Pattern 1: Default Location

from pathlib import Path
from infinigram.vfs import VirtualFilesystem

# Use a consistent default location
DEFAULT_STORAGE = Path.home() / ".infinigram" / "datasets"

vfs = VirtualFilesystem(storage_dir=DEFAULT_STORAGE)

Pattern 2: Project-Local Data

from pathlib import Path
from infinigram.vfs import VirtualFilesystem

# Store datasets in project directory
vfs = VirtualFilesystem(storage_dir=Path("./data"))

Pattern 3: Shared System Data

from pathlib import Path
from infinigram.vfs import VirtualFilesystem

# System-wide location
vfs = VirtualFilesystem(storage_dir=Path("/var/lib/infinigram/datasets"))

Checking if Dataset Exists

With VFS

vfs = VirtualFilesystem(Path("./datasets"))
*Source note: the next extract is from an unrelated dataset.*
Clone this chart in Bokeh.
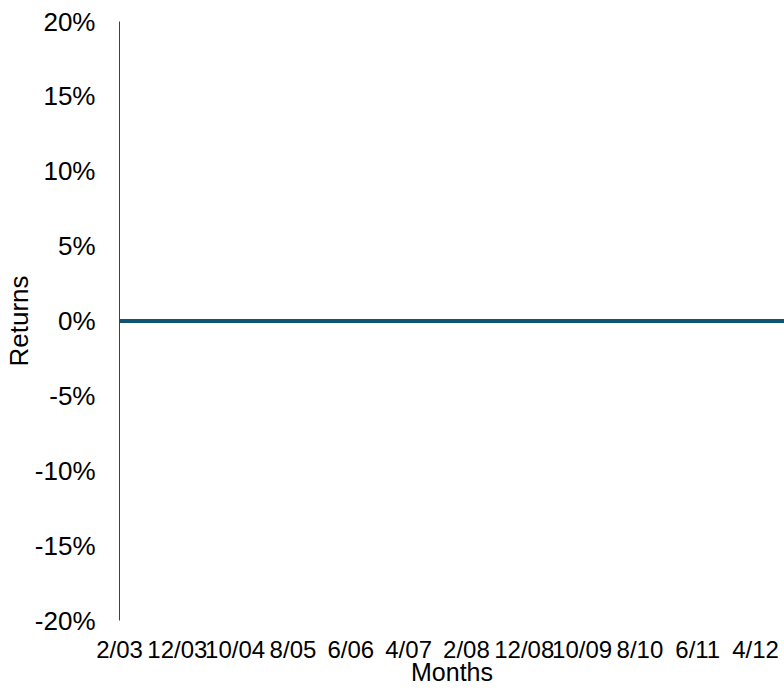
import pandas as pd
from bokeh.plotting import figure
from bokeh.models import FixedTicker, Range1d, NumeralTickFormatter
from bokeh.embed import file_html
from bokeh.resources import INLINE

# Monthly dates from Feb 2003 to Sep 2012
months = [d.strftime("%-m/%y") for d in pd.date_range("2003-02-01", "2012-09-01", freq="MS")]

# Returns (flat at 0%)
returns = [
    0.0, 0.0, 0.0, 0.0, 0.0, 0.0, 0.0, 0.0, 0.0, 0.0, 0.0, 0.0,
    0.0, 0.0, 0.0, 0.0, 0.0, 0.0, 0.0, 0.0, 0.0, 0.0, 0.0, 0.0,
    0.0, 0.0, 0.0, 0.0, 0.0, 0.0, 0.0, 0.0, 0.0, 0.0, 0.0, 0.0,
    0.0, 0.0, 0.0, 0.0, 0.0, 0.0, 0.0, 0.0, 0.0, 0.0, 0.0, 0.0,
    0.0, 0.0, 0.0, 0.0, 0.0, 0.0, 0.0, 0.0, 0.0, 0.0, 0.0, 0.0,
    0.0, 0.0, 0.0, 0.0, 0.0, 0.0, 0.0, 0.0, 0.0, 0.0, 0.0, 0.0,
    0.0, 0.0, 0.0, 0.0, 0.0, 0.0, 0.0, 0.0, 0.0, 0.0, 0.0, 0.0,
    0.0, 0.0, 0.0, 0.0, 0.0, 0.0, 0.0, 0.0, 0.0, 0.0, 0.0, 0.0,
    0.0, 0.0, 0.0, 0.0, 0.0, 0.0, 0.0, 0.0, 0.0, 0.0, 0.0, 0.0,
    0.0, 0.0, 0.0, 0.0, 0.0, 0.0, 0.0, 0.0,
]

x_tick_labels = ["2/03", "12/03", "10/04", "8/05", "6/06", "4/07",
                 "2/08", "12/08", "10/09", "8/10", "6/11", "4/12"]
y_ticks = [-0.20, -0.15, -0.10, -0.05, 0.0, 0.05, 0.10, 0.15, 0.20]

xs = list(range(len(months)))
x_tick_pos = [months.index(lbl) for lbl in x_tick_labels]

FONT = "Liberation Sans"

p = figure(width=784, height=688, output_backend="svg", toolbar_location=None,
           x_range=Range1d(0, len(months) - 1), y_range=Range1d(-0.20, 0.20),
           min_border_left=0, min_border_right=0, min_border_top=21, min_border_bottom=0)

p.line(xs, returns, line_color="#0f5470", line_width=4, line_cap="round")

p.grid.visible = False
p.outline_line_color = None
p.background_fill_color = "white"
p.border_fill_color = "white"

# x axis
xa = p.xaxis[0]
xa.ticker = FixedTicker(ticks=x_tick_pos)
xa.major_label_overrides = {pos: lbl for pos, lbl in zip(x_tick_pos, x_tick_labels)}
xa.axis_line_color = None
xa.major_tick_line_color = None
xa.minor_tick_line_color = None
xa.major_tick_out = 0
xa.major_tick_in = 0
xa.major_label_standoff = 15
xa.major_label_text_font = FONT
xa.major_label_text_font_size = "24px"
xa.major_label_text_color = "black"
xa.axis_label = "Months"
xa.axis_label_text_font = FONT
xa.axis_label_text_font_size = "25px"
xa.axis_label_text_font_style = "normal"
xa.axis_label_text_color = "black"
xa.axis_label_standoff = -8

# y axis
ya = p.yaxis[0]
ya.ticker = FixedTicker(ticks=y_ticks)
ya.formatter = NumeralTickFormatter(format="0%")
ya.axis_line_color = "#404040"
ya.axis_line_width = 1
ya.major_tick_line_color = None
ya.minor_tick_line_color = None
ya.major_tick_out = 0
ya.major_tick_in = 0
ya.major_label_standoff = 24
ya.major_label_text_font = FONT
ya.major_label_text_font_size = "26px"
ya.major_label_text_color = "black"
ya.axis_label = "Returns"
ya.axis_label_text_font = FONT
ya.axis_label_text_font_size = "26px"
ya.axis_label_text_font_style = "normal"
ya.axis_label_text_color = "black"
ya.axis_label_standoff = -2

open("out.html", "w").write(file_html(p, INLINE))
if vfs.dataset_exists("math"):
    dataset = vfs.get_dataset("math")
else:
    dataset = vfs.create_dataset("math")

With Dataset

from pathlib import Path

dataset_path = Path("./datasets/math")

if dataset_path.exists():
    dataset = Dataset(dataset_path)
else:
    # Create new (Dataset creates directory automatically)
    dataset = Dataset(dataset_path)

Listing Available Datasets

vfs = VirtualFilesystem(Path("./datasets"))

# List all datasets
datasets = vfs.list_datasets()
print(f"Available datasets: {datasets}")

# Load each one
for name in datasets:
    ds = vfs.get_dataset(name)
    print(f"{name}: {ds.count_documents()} documents")

Error Handling

from infinigram.vfs import VirtualFilesystem
from pathlib import Path

vfs = VirtualFilesystem(Path("./datasets"))

try:
    dataset = vfs.get_dataset("nonexistent")
except FileNotFoundError as e:
    print(f"Dataset not found: {e}")
    # Create it instead
    dataset = vfs.create_dataset("nonexistent")

Best Practices

  1. Use VirtualFilesystem for most cases - it manages paths for you
  2. Use relative paths for project-specific data
  3. Use Path.home() for user-specific data
  4. Check existence before loading if not sure dataset exists

❌ Avoid

  1. Hard-coding absolute paths in code
  2. Using string paths instead of Path objects
  3. Creating datasets in system directories without permissions

Summary

To answer your question directly:

# NO absolute path needed!

from pathlib import Path
from infinigram.vfs import VirtualFilesystem

# Use relative path for storage directory
vfs = VirtualFilesystem(Path("./my_datasets"))

# Load dataset by name (just the name, not a path!)
dataset = vfs.get_dataset("math")

# The dataset is automatically loaded from: ./my_datasets/math/

The path you provide to VirtualFilesystem() can be relative or absolute - your choice! Then you access datasets by simple names, no paths needed.